GIVEN REQUEST:
Leave out the pictures and reproduce all of the data exactly.
━━━━━ MATERIAL ━━━━━
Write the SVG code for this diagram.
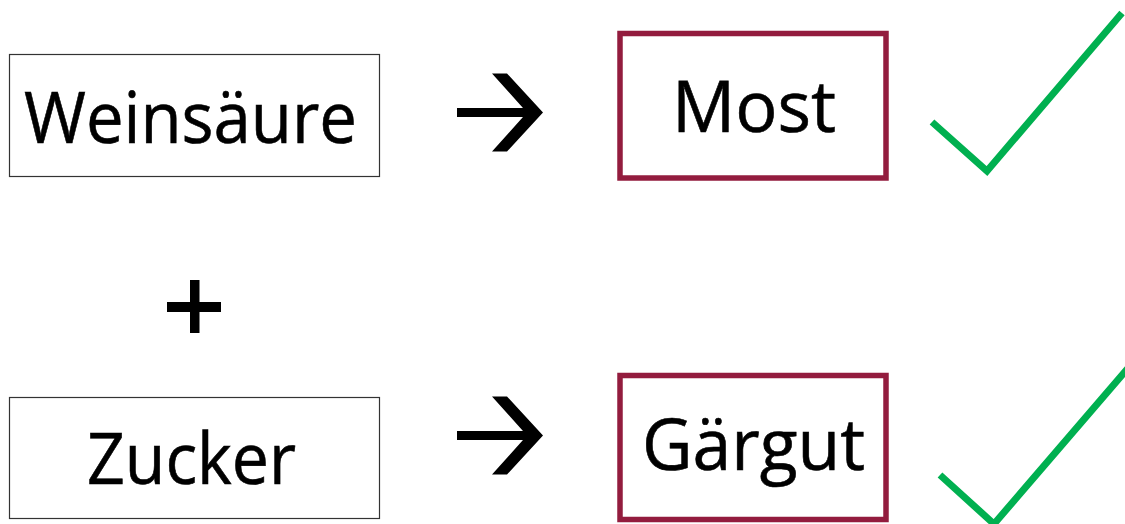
<svg xmlns="http://www.w3.org/2000/svg" width="1125" height="524" viewBox="0 0 1125 524">
  <style>
    .label { font-family: "Open Sans", "Noto Sans", "Liberation Sans", sans-serif; font-size: 72px; fill: #000; stroke: #000; stroke-width: 0.6; }
    .src { fill: #fff; stroke: #333; stroke-width: 1.2; }
    .dst { fill: #fff; stroke: #931C3E; stroke-width: 5.5; }
    .check { fill: none; stroke: #00B050; stroke-width: 7; stroke-linejoin: miter; }
  </style>
  <defs>
    <g id="arrow-shape">
      <rect x="457" y="-4.5" width="75" height="9"/>
      <polygon points="492,-39 507,-39 543,0 507,39 492,39 527,0"/>
    </g>
  </defs>
  <rect width="1125" height="524" fill="#fff"/>

  <g id="node-weinsaeure">
    <rect class="src" x="9.5" y="54.5" width="370" height="122"/>
    <text class="label" x="24" y="143" textLength="333" lengthAdjust="spacingAndGlyphs">Weinsäure</text>
  </g>

  <g id="node-plus">
    <rect x="190" y="280" width="9.5" height="53" fill="#000"/>
    <rect x="167" y="302" width="54" height="10" fill="#000"/>
  </g>

  <g id="node-zucker">
    <rect class="src" x="9.5" y="397.5" width="370" height="121"/>
    <text class="label" x="87" y="484" textLength="209" lengthAdjust="spacingAndGlyphs">Zucker</text>
  </g>

  <g id="node-most">
    <rect class="dst" x="620" y="33.5" width="266" height="144.5"/>
    <text class="label" x="672" y="132" textLength="164" lengthAdjust="spacingAndGlyphs">Most</text>
  </g>

  <g id="node-gaergut">
    <rect class="dst" x="620" y="375.5" width="266" height="144"/>
    <text class="label" x="642" y="470" textLength="223" lengthAdjust="spacingAndGlyphs">Gärgut</text>
  </g>

  <g id="check-most">
    <polyline class="check" points="932,122 987,171 1122,13"/>
  </g>

  <g id="check-gaergut">
    <polyline class="check" points="940,475 994,524 1135,360"/>
  </g>

  <g id="connectors" fill="#000">
    <use href="#arrow-shape" transform="translate(0,112.5)"/>
    <use href="#arrow-shape" transform="translate(0,435.5)"/>
  </g>
</svg>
━━━━━
EXERCISE OUTPUT:
Write the SVG code for this diagram.
<svg xmlns="http://www.w3.org/2000/svg" width="1125" height="524" viewBox="0 0 1125 524">
  <style>
    .label { font-family: "Open Sans", "Noto Sans", "Liberation Sans", sans-serif; font-size: 72px; fill: #000; stroke: #000; stroke-width: 0.6; }
    .src { fill: #fff; stroke: #333; stroke-width: 1.2; }
    .dst { fill: #fff; stroke: #931C3E; stroke-width: 5.5; }
    .check { fill: none; stroke: #00B050; stroke-width: 7; stroke-linejoin: miter; }
  </style>
  <defs>
    <g id="arrow-shape">
      <rect x="457" y="-4.5" width="75" height="9"/>
      <polygon points="492,-39 507,-39 543,0 507,39 492,39 527,0"/>
    </g>
  </defs>
  <rect width="1125" height="524" fill="#fff"/>

  <g id="node-weinsaeure">
    <rect class="src" x="9.5" y="54.5" width="370" height="122"/>
    <text class="label" x="24" y="143" textLength="333" lengthAdjust="spacingAndGlyphs">Weinsäure</text>
  </g>

  <g id="node-plus">
    <rect x="190" y="280" width="9.5" height="53" fill="#000"/>
    <rect x="167" y="302" width="54" height="10" fill="#000"/>
  </g>

  <g id="node-zucker">
    <rect class="src" x="9.5" y="397.5" width="370" height="121"/>
    <text class="label" x="87" y="484" textLength="209" lengthAdjust="spacingAndGlyphs">Zucker</text>
  </g>

  <g id="node-most">
    <rect class="dst" x="620" y="33.5" width="266" height="144.5"/>
    <text class="label" x="672" y="132" textLength="164" lengthAdjust="spacingAndGlyphs">Most</text>
  </g>

  <g id="node-gaergut">
    <rect class="dst" x="620" y="375.5" width="266" height="144"/>
    <text class="label" x="642" y="470" textLength="223" lengthAdjust="spacingAndGlyphs">Gärgut</text>
  </g>

  <g id="check-most">
    <polyline class="check" points="932,122 987,171 1122,13"/>
  </g>

  <g id="check-gaergut">
    <polyline class="check" points="940,475 994,524 1135,360"/>
  </g>

  <g id="connectors" fill="#000">
    <use href="#arrow-shape" transform="translate(0,112.5)"/>
    <use href="#arrow-shape" transform="translate(0,435.5)"/>
  </g>
</svg>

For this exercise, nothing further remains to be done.